From late August, another package from Robert Pepper of PAS Records in Brooklyn. Experi-MENTAL Compilation 2 (PAS RECORDS 012) is a joint release with the Alrealon label in the UK, and presents thirteen bands drawn from both labels and the Zeromoon label to boot. From the latter, we have the very fine Blue Sausage Infant and Violet, but from elsewhere there’s Carey Burtt, Richard Lainhart, Fester, Invisible Hand, The Expanding Man, Black Saturn and more. The comp refuses to follow any given “theme”, and it’s a curious mix of aggressive noise, wayward acoustic improvisation, mellow songs, ambient droning, complex synth electronica, electronic music with beats, melodic synth pop, and sullen inert music. It was produced in conjunction with a music festival of the same name in 2011.
Slicing Grandpa is one of the oddest names for a band we’ve stumbled over in recent weeks. I wish I could figure out who sent me The Abstracticator (PHASE! PHR 80), a 30-minute CDR on a Greek label, which is a winning slab of lo-fi rock punk noise delivered with admirable looseness and laissez-faire by this Seattle based duo, who started out playing in 1993 in New York state. Danger, murk and menace are their meat and drink, and they slip in and out of playing this brilliantly inane rock drivel like idiot-savants, creating sudden lulls to deliver eccentric vocal and percussion episodes. This interminable grunt might have been recorded at the wrong end of a vacant warehouse, or performed at a live gig at 3am, or both; it’s about as rough quality as you can get without resorting to taping over used cassettes (maybe they did that too), and part of any sense of coherence that spins off this shouty, grunged-up racket is down to the primitive stop-start edits as much as the primitive stop-start playing. Like Borbetomagus, it seems the band never lower themselves by deigning to “practice” their music more than is needed, which is about once a year. Good for them!
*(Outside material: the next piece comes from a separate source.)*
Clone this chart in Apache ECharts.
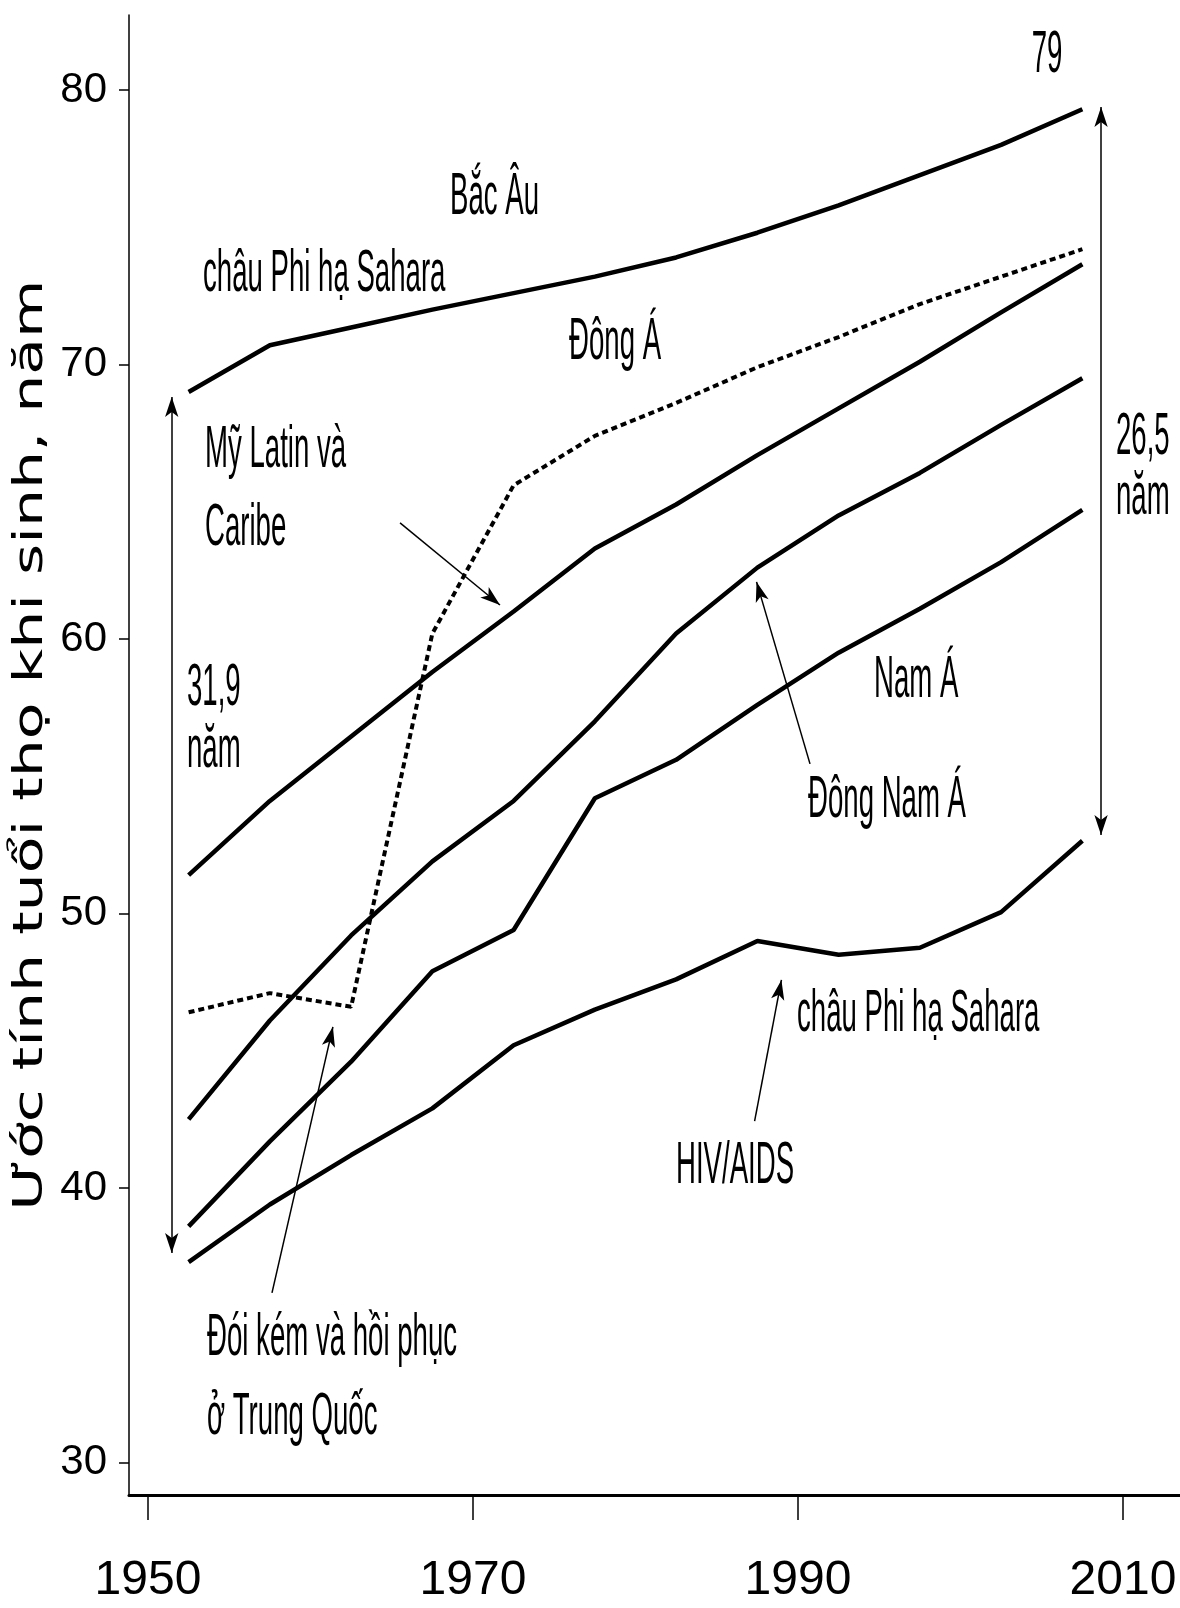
<!DOCTYPE html>
<html>
<head>
<meta charset="utf-8">
<script src="https://cdn.jsdelivr.net/npm/echarts@6/dist/echarts.min.js"></script>
<style>
html,body{margin:0;padding:0;background:#ffffff;}
#chart{width:1180px;height:1608px;}
</style>
</head>
<body>
<div id="chart"></div>
<script>
// ---- data (midpoints of 5-year periods) ----
const years    = [1952.5, 1957.5, 1962.5, 1967.5, 1972.5, 1977.5, 1982.5, 1987.5, 1992.5, 1997.5, 2002.5, 2007.5];
const bacAu    = [69.0, 70.7, 71.35, 72.0, 72.6, 73.2, 73.9, 74.8, 75.8, 76.9, 78.0, 79.3];
const dongA    = [46.4, 47.1, 46.6, 60.2, 65.6, 67.4, 68.6, 69.9, 71.0, 72.2, 73.2, 74.2];
const myLatin  = [51.4, 54.1, 56.45, 58.8, 61.0, 63.3, 64.9, 66.7, 68.4, 70.1, 71.9, 73.65];
const dongNamA = [42.5, 46.1, 49.2, 51.9, 54.1, 57.0, 60.2, 62.6, 64.5, 66.05, 67.8, 69.5];
const namA     = [38.6, 41.7, 44.6, 47.9, 49.4, 54.2, 55.6, 57.6, 59.5, 61.1, 62.8, 64.7];
const chauPhi  = [37.3, 39.4, 41.2, 42.9, 45.2, 46.5, 47.6, 49.0, 48.5, 48.75, 50.05, 52.65];
const xTicks   = [1950, 1970, 1990, 2010];
const yTicks   = [30, 40, 50, 60, 70, 80];

const pairs = arr => years.map((y, i) => [y, arr[i]]);

const chart = echarts.init(document.getElementById('chart'), null, {renderer: 'canvas'});

const labelFont = '"Liberation Sans Narrow", "Liberation Sans", Arial, sans-serif';
const annFont = '60px "Liberation Sans", Arial, sans-serif';

function ann(text, x, y, align) {
  return {
    type: 'text', x: x, y: y, scaleX: 0.46, silent: true, z: 100,
    style: {
      text: text, font: annFont, fill: '#000',
      align: align, textAlign: align,
      verticalAlign: 'middle', textVerticalAlign: 'middle'
    }
  };
}

const solid = (name, arr) => ({
  name: name, type: 'line', data: pairs(arr),
  showSymbol: false, symbol: 'none', silent: true,
  lineStyle: {color: '#000', width: 4.5, type: 'solid'},
  z: 5
});

const arrowLine = (a, b, both) => [
  {coord: a, symbol: both ? 'arrow' : 'none'},
  {coord: b, symbol: 'arrow'}
];

const option = {
  animation: false,
  backgroundColor: '#ffffff',
  grid: {left: 129, right: 0, top: 15, bottom: 113, containLabel: false, outerBoundsMode: 'none'},
  xAxis: {
    type: 'value', min: 1948.831, max: 2013.508,
    axisLine: {show: true, lineStyle: {color: '#000', width: 3}},
    axisTick: {show: true, inside: false, length: 25, customValues: xTicks, lineStyle: {color: '#000', width: 1.5}},
    axisLabel: {show: true, customValues: xTicks, margin: 62, fontSize: 48, fontFamily: labelFont, color: '#000', formatter: v => String(v)},
    splitLine: {show: false}
  },
  yAxis: {
    type: 'value', min: 28.816, max: 82.732,
    axisLine: {show: true, lineStyle: {color: '#000', width: 1.5}},
    axisTick: {show: true, inside: false, length: 10, customValues: yTicks, lineStyle: {color: '#000', width: 1.5}},
    axisLabel: {show: true, customValues: yTicks, margin: 22, fontSize: 42, fontFamily: labelFont, color: '#000', formatter: v => String(v)},
    splitLine: {show: false}
  },
  series: [
    solid('Bắc Âu', bacAu),
    {
      name: 'Đông Á', type: 'line', data: pairs(dongA),
      showSymbol: false, symbol: 'none', silent: true,
      lineStyle: {color: '#000', width: 4, type: [6, 4]}, z: 5
    },
    solid('Mỹ Latin và Caribe', myLatin),
    solid('Đông Nam Á', dongNamA),
    solid('Nam Á', namA),
    solid('châu Phi hạ Sahara', chauPhi),
    {
      name: 'annotations', type: 'line', data: [], silent: true,
      markLine: {
        silent: true, animation: false,
        symbolSize: [10, 20],
        label: {show: false},
        emphasis: {disabled: true},
        lineStyle: {color: '#000', width: 1.5, type: 'solid'},
        data: [
          arrowLine([1965.51, 64.23], [1971.66, 61.24], false),
          arrowLine([1990.74, 55.45], [1987.45, 62.08], false),
          arrowLine([1987.33, 42.44], [1988.98, 47.58], false),
          arrowLine([1957.63, 36.18], [1961.38, 45.87], false),
          arrowLine([1951.46, 37.63], [1951.46, 68.82], true),
          arrowLine([2008.65, 52.86], [2008.65, 79.38], true)
        ]
      }
    }
  ],
  graphic: [
    {
      type: 'text', x: 31, y: 745, rotation: Math.PI / 2, scaleY: 0.68, silent: true,
      style: {
        text: 'Ước tính tuổi thọ khi sinh, năm',
        font: '60px "DejaVu Sans", Verdana, sans-serif', fill: '#000',
        align: 'center', textAlign: 'center',
        verticalAlign: 'middle', textVerticalAlign: 'middle'
      }
    },
    ann('79', 1047, 55, 'center'),
    ann('Bắc Âu', 450, 197, 'left'),
    ann('châu Phi hạ Sahara', 203, 274, 'left'),
    ann('Đông Á', 569, 342, 'left'),
    ann('Mỹ Latin và', 205, 450, 'left'),
    ann('Caribe', 205, 528, 'left'),
    ann('31,9', 187, 688, 'left'),
    ann('năm', 187, 750, 'left'),
    ann('26,5', 1116, 437, 'left'),
    ann('năm', 1116, 497, 'left'),
    ann('Nam Á', 874, 680, 'left'),
    ann('Đông Nam Á', 808, 800, 'left'),
    ann('châu Phi hạ Sahara', 797, 1014, 'left'),
    ann('HIV/AIDS', 676, 1166, 'left'),
    ann('Đói kém và hồi phục', 207, 1338, 'left'),
    ann('ở Trung Quốc', 207, 1417, 'left')
  ]
};

chart.setOption(option);
</script>
</body>
</html>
Who knows, the grandpa they’re slicing up could be the decaying corpse of rock music itself. 60 copies only, nifty screenprinted cover.
As MB, Maurizio Bianchi apparently used to make extreme noise records in the 1980s, not one of which has graced my listening parlour as yet. Now he doesn’t do that any more, and Apokalypsis XXIII (NITKIE PATCH SIX) is a considered and refined set of electro-acoustic compositional work with a biblical theme. The texts on the back seem to be cut-ups of verses from the bible, vaguely matching up to what I regard as the slightly scrambled nature of the music, which pours out of the record like four flavours of jam mixed up with tins of treacle. In vain does the ear grasp for clear patterns or repetitions, and we’re soon lost in the corridors of highly-processed digital abstractions. Despite the imagery of flames and the implied end-of-the-world theme of the title, the music studiously avoids violence and tumult; instead, it emphasises the mysteriousness and opacity of the Revelations of St John the Divine, and may intend to convey the nature of that mystic’s isolated life on the island of Patmos. This one arrived here 25 May 2011.